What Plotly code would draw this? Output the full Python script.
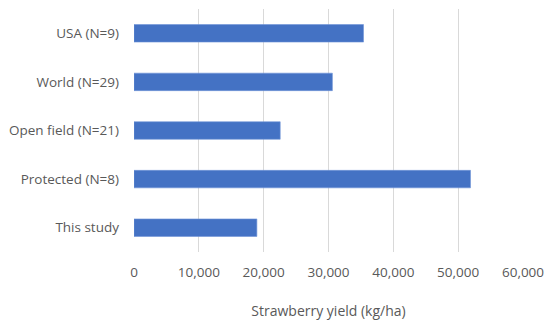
import plotly.graph_objects as go

categories = ["USA (N=9)", "World (N=29)", "Open field (N=21)", "Protected (N=8)", "This study"]
yields = [35400, 30600, 22550, 51900, 18950]
x_ticks = [0, 10000, 20000, 30000, 40000, 50000, 60000]
x_tick_labels = ["0", "10,000", "20,000", "30,000", "40,000", "50,000", "60,000"]

font_family = "Open Sans"
grey = "#595959"

fig = go.Figure(go.Bar(
    x=yields, y=categories, orientation="h",
    marker=dict(color="#4472C4", line=dict(color="#6f93d6", width=0.6)),
))

fig.update_layout(
    width=550, height=324,
    margin=dict(l=134, r=27, t=9, b=72),
    paper_bgcolor="white", plot_bgcolor="white",
    bargap=0.64,
    showlegend=False,
    font=dict(family=font_family, size=13.5, color=grey),
)
fig.update_xaxes(
    range=[0, 60000], tickvals=x_ticks, ticktext=x_tick_labels,
    showgrid=True, gridcolor="#d9d9d9", gridwidth=1,
    zeroline=False, showline=False, automargin=False,
    ticks="", ticklabelstandoff=10,
    title=dict(text="Strawberry yield (kg/ha)", standoff=26, font=dict(size=14, color=grey)),
)
fig.update_yaxes(
    categoryorder="array", categoryarray=categories[::-1],
    showgrid=False, zeroline=False, showline=False, automargin=False,
    ticks="", ticklabelstandoff=14,
)

fig.write_html("out.html", config={"displayModeBar": False},
               post_script="document.body.style.margin='0';document.body.style.overflow='hidden';")
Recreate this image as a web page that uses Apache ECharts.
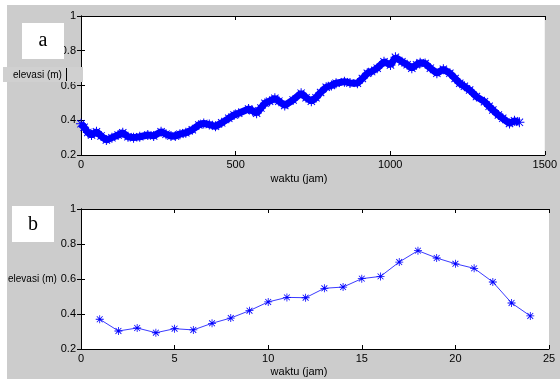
<!DOCTYPE html>
<html>
<head>
<meta charset="utf-8">
<script src="https://cdn.jsdelivr.net/npm/echarts@6/dist/echarts.min.js"></script>
<style>
  html, body { margin: 0; padding: 0; background: #ffffff; }
  #chart { width: 560px; height: 379px; }
</style>
</head>
<body>
<div id="chart"></div>
<script>
// Hourly elevation record (panel a): hours and elevation in metres
const topHours = [0, 10, 22, 34, 50, 65, 82, 100, 120, 135, 152, 170, 190, 216, 235, 259, 275, 291, 305, 320,
  339, 360, 381, 397, 415, 435, 455, 478, 495, 510, 542, 555, 568, 582, 595, 610, 627, 640, 659, 686,
  712, 728, 745, 760, 775, 793, 810, 825, 852, 870, 894, 910, 926, 940, 958, 980, 1001, 1017, 1038, 1055,
  1070, 1085, 1097, 1113, 1130, 1151, 1172, 1193, 1210, 1225, 1240, 1257, 1279, 1305, 1320, 1332, 1350, 1364, 1386, 1402, 1418];
const topElev = [0.38, 0.36, 0.33, 0.315, 0.334, 0.31, 0.286, 0.30, 0.315, 0.328, 0.305, 0.30, 0.305, 0.315, 0.31, 0.334, 0.32, 0.309, 0.31, 0.32,
  0.328, 0.345, 0.373, 0.382, 0.375, 0.365, 0.385, 0.411, 0.43, 0.44, 0.465, 0.455, 0.44, 0.47, 0.498, 0.51, 0.526, 0.51, 0.485, 0.517,
  0.556, 0.53, 0.51, 0.53, 0.56, 0.59, 0.60, 0.613, 0.622, 0.615, 0.613, 0.64, 0.67, 0.68, 0.70, 0.737, 0.718, 0.762, 0.737, 0.72,
  0.70, 0.72, 0.731, 0.727, 0.70, 0.67, 0.693, 0.67, 0.64, 0.613, 0.595, 0.574, 0.536, 0.507, 0.48, 0.459, 0.43, 0.411, 0.382, 0.397, 0.388];

// Panel b: 24 hourly values
const botHours = [1, 2, 3, 4, 5, 6, 7, 8, 9, 10, 11, 12, 13, 14, 15, 16, 17, 18, 19, 20, 21, 22, 23, 24];
const botElev = [0.37, 0.303, 0.32, 0.293, 0.316, 0.309, 0.347, 0.377, 0.419, 0.469, 0.495, 0.493,
  0.547, 0.554, 0.602, 0.615, 0.697, 0.762, 0.72, 0.687, 0.661, 0.583, 0.463, 0.389];

const yTicks = [0.2, 0.4, 0.6, 0.8, 1];
const topXTicks = [0, 500, 1000, 1500];
const botXTicks = [0, 5, 10, 15, 20, 25];

const yLabel = 'elevasi (m)';
const xLabel = 'waktu (jam)';

// Eight-armed asterisk marker
const asterisk = 'path://M4.5 0H5.5V10H4.5Z M0 4.5H10V5.5H0Z M1 1.7L1.7 1L9 8.3L8.3 9Z M8.3 1L9 1.7L1.7 9L1 8.3Z';

const FONT = '"Liberation Sans", Arial, sans-serif';

function fmtY(v) {
  return v === 1 ? '1' : String(Math.round(v * 10) / 10);
}

function axisPair(kind, gridIndex, min, max, interval) {
  const base = {
    type: 'value', gridIndex, min, max, interval,
    axisLine: { show: true, lineStyle: { color: '#000', width: 1 } },
    axisTick: { show: true, inside: true, length: 4, lineStyle: { color: '#000' } },
    splitLine: { show: false }
  };
  const main = Object.assign({}, base, {
    position: kind === 'x' ? 'bottom' : 'left',
    axisLabel: {
      show: true, color: '#000', fontFamily: FONT, fontSize: 11,
      margin: kind === 'x' ? 4 : 5,
      formatter: kind === 'y' ? fmtY : (v) => String(v)
    }
  });
  const mirror = Object.assign({}, base, {
    position: kind === 'x' ? 'top' : 'right',
    axisLabel: { show: false }
  });
  return [main, mirror];
}

const xAxes = [
  ...axisPair('x', 0, topXTicks[0], topXTicks[topXTicks.length - 1], 500),
  ...axisPair('x', 1, botXTicks[0], botXTicks[botXTicks.length - 1], 5)
];
const yAxes = [
  ...axisPair('y', 0, yTicks[0], yTicks[yTicks.length - 1], 0.2),
  ...axisPair('y', 1, yTicks[0], yTicks[yTicks.length - 1], 0.2)
];

const chart = echarts.init(document.getElementById('chart'), null, { renderer: 'canvas' });

chart.setOption({
  backgroundColor: '#ffffff',
  animation: false,
  grid: [
    { left: 81, top: 16, width: 468, height: 139, show: true, backgroundColor: '#ffffff', borderWidth: 0 },
    { left: 81, top: 209, width: 468, height: 140, show: true, backgroundColor: '#ffffff', borderWidth: 0 }
  ],
  xAxis: xAxes,
  yAxis: yAxes,
  series: [
    {
      type: 'line', xAxisIndex: 0, yAxisIndex: 0,
      data: topHours.map((h, i) => [h, topElev[i]]),
      showSymbol: true, showAllSymbol: true,
      symbol: asterisk, symbolSize: 10,
      itemStyle: { color: '#0000ff' },
      lineStyle: { color: '#0000ff', width: 7 },
      z: 3
    },
    {
      type: 'line', xAxisIndex: 2, yAxisIndex: 2,
      data: botHours.map((h, i) => [h, botElev[i]]),
      showSymbol: true, showAllSymbol: true,
      symbol: asterisk, symbolSize: 8,
      itemStyle: { color: '#0000ff' },
      lineStyle: { color: '#3b3bff', width: 1 },
      z: 3
    }
  ],
  graphic: [
    // grey figure window
    { type: 'rect', shape: { x: 7, y: 5, width: 553, height: 374 }, style: { fill: '#cccccc' }, z: -10, silent: true },
    // panel tags
    { type: 'rect', shape: { x: 22, y: 23, width: 42, height: 36 }, style: { fill: '#ffffff' }, z: 20 },
    { type: 'text', x: 43, y: 41, style: { text: 'a', font: '20px "Liberation Serif", "Times New Roman", serif', fill: '#000', align: 'center', verticalAlign: 'middle' }, z: 21 },
    { type: 'rect', shape: { x: 12, y: 206, width: 42, height: 36 }, style: { fill: '#ffffff' }, z: 20 },
    { type: 'text', x: 33, y: 225, style: { text: 'b', font: '20px "Liberation Serif", "Times New Roman", serif', fill: '#000', align: 'center', verticalAlign: 'middle' }, z: 21 },
    // y-axis titles
    { type: 'rect', shape: { x: 3, y: 67, width: 80, height: 15 }, style: { fill: '#d0d0d0' }, z: 20 },
    { type: 'text', x: 13, y: 75, style: { text: yLabel, font: '10px ' + FONT, fill: '#000', verticalAlign: 'middle' }, z: 21 },
    { type: 'rect', shape: { x: 66, y: 68, width: 1, height: 13 }, style: { fill: '#000' }, z: 21 },
    { type: 'text', x: 8, y: 279, style: { text: yLabel, font: '10px ' + FONT, fill: '#000', verticalAlign: 'middle' }, z: 21 },
    // x-axis titles
    { type: 'text', x: 299, y: 179, style: { text: xLabel, font: '11px ' + FONT, fill: '#000', align: 'center', verticalAlign: 'middle' }, z: 21 },
    { type: 'text', x: 299, y: 372, style: { text: xLabel, font: '11px ' + FONT, fill: '#000', align: 'center', verticalAlign: 'middle' }, z: 21 }
  ]
});
</script>
</body>
</html>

◆ ◆ ◆ ◆

### Exercise requirements
All lines from the start of the entries through the one with "import plotly.graph_objects as go" are to be output exactly; omit the pictures.

### Final answer
What Plotly code would draw this? Output the full Python script.
import plotly.graph_objects as go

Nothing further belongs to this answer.